--- begin RAW DATA ---

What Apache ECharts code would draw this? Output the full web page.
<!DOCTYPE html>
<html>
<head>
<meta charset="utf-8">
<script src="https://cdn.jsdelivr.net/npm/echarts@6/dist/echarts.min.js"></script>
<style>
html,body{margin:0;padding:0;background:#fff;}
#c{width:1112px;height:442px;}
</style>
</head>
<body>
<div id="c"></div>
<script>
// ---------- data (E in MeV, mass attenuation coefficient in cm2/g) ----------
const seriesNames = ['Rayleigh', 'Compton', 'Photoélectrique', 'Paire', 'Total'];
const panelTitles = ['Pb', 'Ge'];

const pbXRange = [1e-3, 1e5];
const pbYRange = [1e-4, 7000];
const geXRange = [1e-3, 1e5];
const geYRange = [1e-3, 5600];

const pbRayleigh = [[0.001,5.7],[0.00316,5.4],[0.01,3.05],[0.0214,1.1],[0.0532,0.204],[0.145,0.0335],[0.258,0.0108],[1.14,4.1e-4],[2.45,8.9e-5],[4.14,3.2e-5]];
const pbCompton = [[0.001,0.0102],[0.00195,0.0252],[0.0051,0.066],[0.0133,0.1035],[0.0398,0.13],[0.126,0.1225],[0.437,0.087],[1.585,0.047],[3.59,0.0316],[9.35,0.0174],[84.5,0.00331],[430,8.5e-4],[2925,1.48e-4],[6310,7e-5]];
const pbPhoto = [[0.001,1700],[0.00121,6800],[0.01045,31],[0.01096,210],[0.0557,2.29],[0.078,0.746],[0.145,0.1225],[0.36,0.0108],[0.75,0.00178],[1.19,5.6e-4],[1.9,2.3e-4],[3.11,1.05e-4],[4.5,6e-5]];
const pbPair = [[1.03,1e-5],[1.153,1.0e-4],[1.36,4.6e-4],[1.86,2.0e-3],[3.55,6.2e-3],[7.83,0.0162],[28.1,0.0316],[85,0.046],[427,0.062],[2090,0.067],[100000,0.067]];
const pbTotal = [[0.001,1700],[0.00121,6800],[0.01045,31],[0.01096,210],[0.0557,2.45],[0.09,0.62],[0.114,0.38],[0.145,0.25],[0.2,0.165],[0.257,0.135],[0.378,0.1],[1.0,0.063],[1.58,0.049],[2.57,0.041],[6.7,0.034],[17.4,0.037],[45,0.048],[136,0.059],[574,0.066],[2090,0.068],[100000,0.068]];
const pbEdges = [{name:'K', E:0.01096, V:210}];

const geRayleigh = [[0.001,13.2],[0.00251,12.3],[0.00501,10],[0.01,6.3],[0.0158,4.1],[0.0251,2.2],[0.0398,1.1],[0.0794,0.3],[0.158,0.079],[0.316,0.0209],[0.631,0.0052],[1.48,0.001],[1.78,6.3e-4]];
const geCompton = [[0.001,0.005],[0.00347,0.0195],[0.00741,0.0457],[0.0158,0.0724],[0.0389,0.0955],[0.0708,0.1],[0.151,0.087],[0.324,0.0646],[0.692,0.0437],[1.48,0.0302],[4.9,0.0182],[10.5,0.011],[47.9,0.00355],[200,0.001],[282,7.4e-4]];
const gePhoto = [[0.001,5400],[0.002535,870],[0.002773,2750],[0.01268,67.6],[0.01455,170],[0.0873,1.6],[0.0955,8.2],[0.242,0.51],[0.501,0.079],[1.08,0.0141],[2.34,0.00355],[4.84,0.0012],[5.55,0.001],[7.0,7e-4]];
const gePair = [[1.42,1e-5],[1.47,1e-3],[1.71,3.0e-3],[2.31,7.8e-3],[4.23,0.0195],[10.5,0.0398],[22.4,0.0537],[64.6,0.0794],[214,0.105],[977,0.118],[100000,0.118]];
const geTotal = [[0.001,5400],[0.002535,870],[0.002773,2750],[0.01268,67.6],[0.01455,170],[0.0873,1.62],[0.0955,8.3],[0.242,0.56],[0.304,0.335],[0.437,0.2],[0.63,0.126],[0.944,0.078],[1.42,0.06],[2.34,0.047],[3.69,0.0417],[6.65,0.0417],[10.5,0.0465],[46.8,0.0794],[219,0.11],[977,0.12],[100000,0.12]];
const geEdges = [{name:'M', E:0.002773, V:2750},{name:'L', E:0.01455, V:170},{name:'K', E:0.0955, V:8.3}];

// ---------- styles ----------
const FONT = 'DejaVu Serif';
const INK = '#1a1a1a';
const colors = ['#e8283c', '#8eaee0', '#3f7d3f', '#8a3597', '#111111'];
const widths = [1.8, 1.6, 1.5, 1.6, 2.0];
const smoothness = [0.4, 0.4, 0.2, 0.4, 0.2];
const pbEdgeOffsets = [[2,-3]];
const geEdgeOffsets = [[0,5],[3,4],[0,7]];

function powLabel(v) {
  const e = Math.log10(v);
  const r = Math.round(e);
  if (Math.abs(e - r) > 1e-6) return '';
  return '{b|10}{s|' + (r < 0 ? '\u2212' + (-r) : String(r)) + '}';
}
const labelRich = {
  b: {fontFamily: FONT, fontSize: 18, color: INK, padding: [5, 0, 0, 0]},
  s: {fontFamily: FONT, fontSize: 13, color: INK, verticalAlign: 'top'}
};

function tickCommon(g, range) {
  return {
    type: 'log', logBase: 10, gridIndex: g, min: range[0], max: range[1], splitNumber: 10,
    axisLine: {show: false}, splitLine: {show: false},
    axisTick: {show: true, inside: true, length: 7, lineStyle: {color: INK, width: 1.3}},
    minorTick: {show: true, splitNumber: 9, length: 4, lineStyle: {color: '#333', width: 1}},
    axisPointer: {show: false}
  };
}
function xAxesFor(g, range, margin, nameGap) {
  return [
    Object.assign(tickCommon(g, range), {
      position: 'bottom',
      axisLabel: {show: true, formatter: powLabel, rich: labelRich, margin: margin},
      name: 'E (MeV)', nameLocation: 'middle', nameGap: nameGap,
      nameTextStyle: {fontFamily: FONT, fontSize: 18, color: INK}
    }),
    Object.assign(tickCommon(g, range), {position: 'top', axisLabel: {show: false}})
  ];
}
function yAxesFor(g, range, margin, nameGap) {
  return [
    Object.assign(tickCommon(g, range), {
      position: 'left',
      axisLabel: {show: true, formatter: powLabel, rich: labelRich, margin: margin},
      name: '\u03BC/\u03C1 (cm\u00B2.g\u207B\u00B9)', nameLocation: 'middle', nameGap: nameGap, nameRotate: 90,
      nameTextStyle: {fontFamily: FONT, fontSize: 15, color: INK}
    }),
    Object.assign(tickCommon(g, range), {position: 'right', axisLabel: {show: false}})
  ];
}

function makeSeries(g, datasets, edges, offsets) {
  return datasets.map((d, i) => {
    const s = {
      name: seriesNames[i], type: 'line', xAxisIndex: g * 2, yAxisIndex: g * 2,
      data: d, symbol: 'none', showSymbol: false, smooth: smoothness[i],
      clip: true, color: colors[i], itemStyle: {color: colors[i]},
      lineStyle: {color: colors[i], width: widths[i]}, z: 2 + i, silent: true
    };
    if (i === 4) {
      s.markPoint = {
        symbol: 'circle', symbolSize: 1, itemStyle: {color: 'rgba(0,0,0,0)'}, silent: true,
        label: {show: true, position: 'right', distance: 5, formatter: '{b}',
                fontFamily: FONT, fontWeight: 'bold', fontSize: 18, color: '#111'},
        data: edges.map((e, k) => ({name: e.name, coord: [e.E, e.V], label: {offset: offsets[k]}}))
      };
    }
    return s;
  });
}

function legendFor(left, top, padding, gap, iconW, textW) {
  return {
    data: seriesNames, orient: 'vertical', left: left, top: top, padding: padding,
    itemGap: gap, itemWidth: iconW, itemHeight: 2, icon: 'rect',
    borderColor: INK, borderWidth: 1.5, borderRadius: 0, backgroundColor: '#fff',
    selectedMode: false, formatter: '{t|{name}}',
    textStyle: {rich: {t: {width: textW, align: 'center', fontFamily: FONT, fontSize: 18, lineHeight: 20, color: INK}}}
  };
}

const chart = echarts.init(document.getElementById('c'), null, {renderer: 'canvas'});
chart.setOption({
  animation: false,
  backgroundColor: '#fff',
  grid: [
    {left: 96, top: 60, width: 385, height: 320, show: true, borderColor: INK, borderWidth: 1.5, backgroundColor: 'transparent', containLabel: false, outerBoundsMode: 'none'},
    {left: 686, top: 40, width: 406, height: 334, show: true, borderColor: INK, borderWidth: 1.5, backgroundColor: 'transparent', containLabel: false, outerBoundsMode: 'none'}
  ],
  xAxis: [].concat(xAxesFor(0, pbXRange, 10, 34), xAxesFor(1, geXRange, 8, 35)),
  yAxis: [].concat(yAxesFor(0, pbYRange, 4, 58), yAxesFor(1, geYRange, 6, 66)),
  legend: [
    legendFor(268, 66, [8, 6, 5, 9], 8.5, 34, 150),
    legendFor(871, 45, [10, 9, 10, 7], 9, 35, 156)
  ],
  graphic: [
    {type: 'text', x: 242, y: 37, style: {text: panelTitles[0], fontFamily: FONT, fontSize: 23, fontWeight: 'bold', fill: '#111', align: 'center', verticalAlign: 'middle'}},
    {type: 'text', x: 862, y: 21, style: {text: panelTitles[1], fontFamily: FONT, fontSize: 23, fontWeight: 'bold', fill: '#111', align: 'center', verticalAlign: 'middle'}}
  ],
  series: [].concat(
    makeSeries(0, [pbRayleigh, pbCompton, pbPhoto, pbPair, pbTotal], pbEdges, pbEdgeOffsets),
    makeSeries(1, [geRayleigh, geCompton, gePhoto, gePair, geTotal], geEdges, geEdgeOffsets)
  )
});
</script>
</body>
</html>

--- end RAW DATA ---

Please print exactly what appears from the first line of the data through the line with "const panelTitles = ['Pb', 'Ge'];", including both of those lines and nothing past them.

SOLUTION FOR THIS EXERCISE
What Apache ECharts code would draw this? Output the full web page.
<!DOCTYPE html>
<html>
<head>
<meta charset="utf-8">
<script src="https://cdn.jsdelivr.net/npm/echarts@6/dist/echarts.min.js"></script>
<style>
html,body{margin:0;padding:0;background:#fff;}
#c{width:1112px;height:442px;}
</style>
</head>
<body>
<div id="c"></div>
<script>
// ---------- data (E in MeV, mass attenuation coefficient in cm2/g) ----------
const seriesNames = ['Rayleigh', 'Compton', 'Photoélectrique', 'Paire', 'Total'];
const panelTitles = ['Pb', 'Ge'];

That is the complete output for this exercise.